Empire actor Jussie Smollett staged a racist and homophobic attack because he was unhappy about his salary and wanted to promote his career, Chicago's police superintendent has said.
Smollett also sent a "racist and homophobic" threatening letter to the Fox studio lot where he works in Chicago before the attack, Superintendent Eddie Johnson said.
The actor turned himself in and was arrested early on Thursday to face accusations that he filed a false police report when he told authorities he was attacked in Chicago by two men who hurled racist and anti-gay slurs and looped a rope around his neck.
"He took advantage of the pain and anger of racism to promote his career," Mr Johnson told reporters at a news conference.
"This publicity stunt was a scar that Chicago didn't earn and certainly didn't deserve," he later added.
Fox has said it is "evaluating the situation" regarding Smollett's place in Empire following his arrest.
The TV company said in a statement: "We understand the seriousness of this matter and we respect the legal process. We are evaluating the situation and we are considering our options."
'Presumption of innocence'
Chicago Police detective commander Edward Wodnicki (right)
Mr Johnson said Smollett paid the brothers $3,500 (£2,680) to stage the attack.
Following three weeks of mounting suspicions, Smollett was charged on Wednesday with felony disorder conduct, a charge that could bring up to three years in prison and force the actor, who is black and gay, to pay for the cost of the investigation into his report of a January 29 beating.
In a statement, lawyers Todd Pugh and Victor Henderson said Smollett "enjoys the presumption of innocence, particularly when there has been an investigation like this one where information, both true and false, has been repeatedly leaked".
Smollett, who plays a gay character on the hit Fox television show Empire, said he was attacked as he was walking home from a Subway sandwich shop in central Chicago.
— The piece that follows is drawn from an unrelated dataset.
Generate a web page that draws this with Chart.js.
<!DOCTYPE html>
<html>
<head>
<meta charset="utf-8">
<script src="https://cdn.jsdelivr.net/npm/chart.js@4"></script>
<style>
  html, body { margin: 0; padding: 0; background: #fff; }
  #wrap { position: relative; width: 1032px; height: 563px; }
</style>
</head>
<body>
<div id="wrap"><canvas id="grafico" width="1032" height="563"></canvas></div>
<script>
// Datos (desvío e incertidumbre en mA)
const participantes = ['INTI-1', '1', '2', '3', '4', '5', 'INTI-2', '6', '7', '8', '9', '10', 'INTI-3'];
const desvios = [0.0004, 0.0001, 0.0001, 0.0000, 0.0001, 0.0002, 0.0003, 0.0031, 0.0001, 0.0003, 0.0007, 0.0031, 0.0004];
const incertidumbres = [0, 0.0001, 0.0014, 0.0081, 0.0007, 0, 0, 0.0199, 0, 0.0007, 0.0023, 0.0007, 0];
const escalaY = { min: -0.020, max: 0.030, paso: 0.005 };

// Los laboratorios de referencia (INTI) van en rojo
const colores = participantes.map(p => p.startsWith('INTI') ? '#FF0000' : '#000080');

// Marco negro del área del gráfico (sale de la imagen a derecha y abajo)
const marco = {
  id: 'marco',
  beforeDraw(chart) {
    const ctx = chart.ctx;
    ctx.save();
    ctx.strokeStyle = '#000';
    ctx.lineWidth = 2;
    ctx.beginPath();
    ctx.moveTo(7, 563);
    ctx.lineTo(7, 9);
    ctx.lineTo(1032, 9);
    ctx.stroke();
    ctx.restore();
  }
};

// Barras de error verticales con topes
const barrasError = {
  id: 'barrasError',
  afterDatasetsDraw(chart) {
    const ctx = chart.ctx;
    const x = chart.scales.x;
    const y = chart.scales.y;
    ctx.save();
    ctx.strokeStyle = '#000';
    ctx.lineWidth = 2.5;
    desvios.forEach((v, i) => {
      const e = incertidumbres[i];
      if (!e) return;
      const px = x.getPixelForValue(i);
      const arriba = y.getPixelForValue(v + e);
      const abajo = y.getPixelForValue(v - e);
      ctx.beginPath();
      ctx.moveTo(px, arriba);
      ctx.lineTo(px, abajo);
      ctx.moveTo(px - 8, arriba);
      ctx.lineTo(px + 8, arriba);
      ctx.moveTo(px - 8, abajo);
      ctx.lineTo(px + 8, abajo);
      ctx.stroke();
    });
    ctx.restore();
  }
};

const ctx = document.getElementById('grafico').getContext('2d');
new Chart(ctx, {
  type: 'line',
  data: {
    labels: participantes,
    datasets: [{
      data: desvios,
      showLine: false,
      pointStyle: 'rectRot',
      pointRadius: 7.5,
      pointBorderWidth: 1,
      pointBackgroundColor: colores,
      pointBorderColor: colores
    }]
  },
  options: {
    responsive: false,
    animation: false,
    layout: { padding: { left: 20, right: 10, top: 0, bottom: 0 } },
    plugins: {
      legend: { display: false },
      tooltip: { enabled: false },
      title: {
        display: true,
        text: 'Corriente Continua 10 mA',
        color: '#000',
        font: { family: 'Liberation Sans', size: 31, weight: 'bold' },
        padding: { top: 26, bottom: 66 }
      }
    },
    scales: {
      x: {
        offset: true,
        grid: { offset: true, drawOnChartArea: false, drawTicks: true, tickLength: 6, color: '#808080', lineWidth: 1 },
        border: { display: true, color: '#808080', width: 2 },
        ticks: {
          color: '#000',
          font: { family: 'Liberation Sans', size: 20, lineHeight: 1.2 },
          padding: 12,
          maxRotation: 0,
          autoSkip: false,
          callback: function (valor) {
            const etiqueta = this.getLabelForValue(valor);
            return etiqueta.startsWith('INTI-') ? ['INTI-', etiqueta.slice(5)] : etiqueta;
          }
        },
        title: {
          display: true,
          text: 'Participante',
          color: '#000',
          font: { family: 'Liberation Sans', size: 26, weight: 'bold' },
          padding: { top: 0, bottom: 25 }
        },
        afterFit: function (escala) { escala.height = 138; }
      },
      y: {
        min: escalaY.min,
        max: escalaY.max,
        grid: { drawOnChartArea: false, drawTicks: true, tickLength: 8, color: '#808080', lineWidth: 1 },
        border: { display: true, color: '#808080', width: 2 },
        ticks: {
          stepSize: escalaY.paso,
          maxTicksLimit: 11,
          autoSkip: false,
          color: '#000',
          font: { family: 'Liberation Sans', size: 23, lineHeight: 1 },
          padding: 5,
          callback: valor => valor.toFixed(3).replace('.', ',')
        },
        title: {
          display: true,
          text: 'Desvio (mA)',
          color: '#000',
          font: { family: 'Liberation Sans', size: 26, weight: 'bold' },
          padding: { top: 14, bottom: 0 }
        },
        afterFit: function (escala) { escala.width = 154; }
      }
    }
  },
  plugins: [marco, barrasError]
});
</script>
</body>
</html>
He said the masked men beat him, made derogatory comments and shouted "This is MAGA country" - an apparent reference to President Donald Trump's campaign slogan Make America Great Again - before fleeing.
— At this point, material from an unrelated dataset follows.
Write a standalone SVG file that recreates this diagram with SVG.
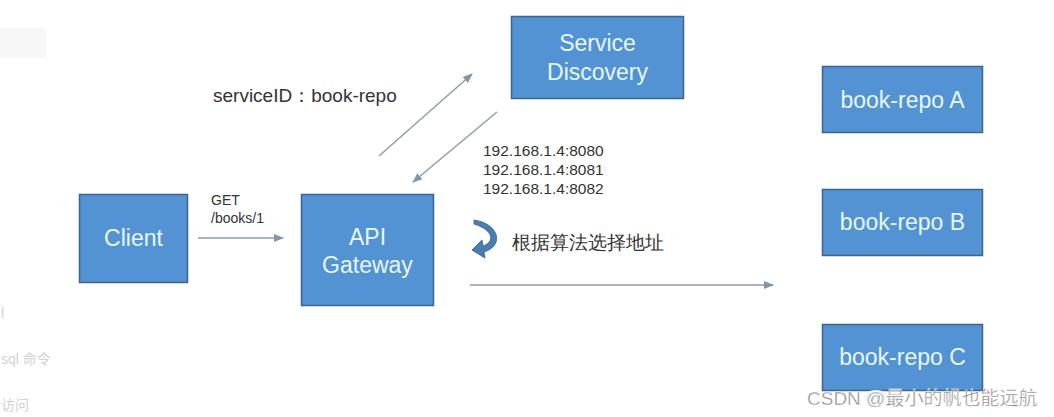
<svg xmlns="http://www.w3.org/2000/svg" width="1054" height="417" viewBox="0 0 1054 417">
<style>
.box{fill:#5393d3;stroke:#3d648c;stroke-width:1.5}
.bt{font-family:"Liberation Sans",Arial,sans-serif;font-size:23px;fill:#e6f7fb;text-anchor:middle}
.lbl{font-family:"Liberation Sans",Arial,sans-serif;fill:#333}
.conn{stroke:#8c9ea8;stroke-width:1.5;fill:none}
.side{font-family:"Liberation Sans","Noto Sans CJK SC",sans-serif;font-size:14px;fill:#d2d2d2}
</style>
<defs>
<marker id="ah" viewBox="0 0 10 10" refX="9" refY="5" markerWidth="10" markerHeight="10" markerUnits="userSpaceOnUse" orient="auto">
<path d="M0,1 L10,5 L0,9 Z" fill="#7f97a6"/>
</marker>
</defs>
<rect x="0" y="0" width="1054" height="417" fill="#ffffff"/>
<rect x="0" y="28" width="46" height="30" fill="#f7f7f7"/>
<g id="side-text">
<text class="side" x="1" y="318">l</text>
<text class="side" x="1" y="364">sql 命令</text>
<text class="side" x="1" y="410">访问</text>
</g>

<g id="connectors">
<line class="conn" x1="198" y1="238" x2="283" y2="238" marker-end="url(#ah)"/>
<line class="conn" x1="379" y1="156" x2="472" y2="74" marker-end="url(#ah)"/>
<line class="conn" x1="497" y1="112" x2="413" y2="182" marker-end="url(#ah)"/>
<line class="conn" x1="470" y1="285" x2="773" y2="285" marker-end="url(#ah)"/>
</g>

<g id="client">
<rect class="box" x="79.5" y="194.5" width="108" height="88"/>
<text class="bt" x="133.5" y="246">Client</text>
</g>
<g id="api-gateway">
<rect class="box" x="301.5" y="194.5" width="132" height="111"/>
<text class="bt" x="367.5" y="245">API</text>
<text class="bt" x="367.5" y="273">Gateway</text>
</g>
<g id="service-discovery">
<rect class="box" x="511.5" y="16.5" width="172" height="82"/>
<text class="bt" x="597.5" y="51">Service</text>
<text class="bt" x="597.5" y="80">Discovery</text>
</g>
<g id="book-repo-a">
<rect class="box" x="822.5" y="66.5" width="160" height="66"/>
<text class="bt" x="902.5" y="108">book-repo A</text>
</g>
<g id="book-repo-b">
<rect class="box" x="822.5" y="189.5" width="160" height="66"/>
<text class="bt" x="902.5" y="230">book-repo B</text>
</g>
<g id="book-repo-c">
<rect class="box" x="822.5" y="324.5" width="160" height="66"/>
<text class="bt" x="902.5" y="365">book-repo C</text>
</g>

<g id="labels">
<text class="lbl" x="213" y="102" font-size="19" font-family="'Liberation Sans','Noto Sans CJK SC',sans-serif">serviceID：book-repo</text>
<text class="lbl" x="211" y="205" font-size="14">GET</text>
<text class="lbl" x="211" y="223" font-size="14">/books/1</text>
<text class="lbl" x="483" y="156" font-size="15.5">192.168.1.4:8080</text>
<text class="lbl" x="483" y="175" font-size="15.5">192.168.1.4:8081</text>
<text class="lbl" x="483" y="194" font-size="15.5">192.168.1.4:8082</text>
<text class="lbl" x="512" y="249" font-size="19" fill="#444" font-family="'Noto Sans CJK SC',sans-serif">根据算法选择地址</text>
</g>

<g id="curved-arrow">
<path d="M474,220 C500,224 504,246 484,252 L485,258 L472,250 L482,240 L483,246 C495,242 494,230 474,224 Z" fill="#4a7eb0" stroke="#2f5f8f" stroke-width="0.8"/>
</g>

<g id="watermark">
<ellipse cx="876" cy="396" rx="12" ry="6" fill="#f4f8fc"/>
<text x="807" y="405" font-size="19" font-family="'Liberation Sans','Noto Sans CJK SC',sans-serif" fill="#8a8a8a" stroke="#ffffff" stroke-width="0.4">CSDN @最小的帆也能远航</text>
</g>
</svg>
After reviewing hundreds of hours of video, detectives did find and release images of two people they said they wanted to question and last week picked up the brothers at O'Hare International Airport as they returned from Nigeria.
'Incentives for being a victim'
US Journalist Andy Ngo discusses the Smollett case with talkRADIO's Toby Young.
The brothers, who were identified by their lawyer as Abimbola "Abel" and Olabinjo "Ola" Osundairo, were held for nearly 48 hours on suspicion of assaulting Smollett.
The day after they were released, police said the men provided information that had "shifted the trajectory of the investigation", and detectives requested another interview with Smollett.
Police said one of the men had worked on Empire, and Smollett's lawyers said one of the men is the actor's personal trainer, whom he hired to help get him physically ready for a music video.
Smollett was charged by prosecutors, not the grand jury.
Andy Ngo, Portland-based US journalist told talkRADIO’s Toby Young that American society was “providing incentives for being a victim”.
“In America I think what is very evident now is that victimhood… has really mainstreamed in our culture,” he said.
“When I was looking into hate-crime hoaxes that have happened in the last couple of years, they mostly centred right after the election where there was this panic.”
He added: “This is what happens when society and culture provide incentives for being a victim.”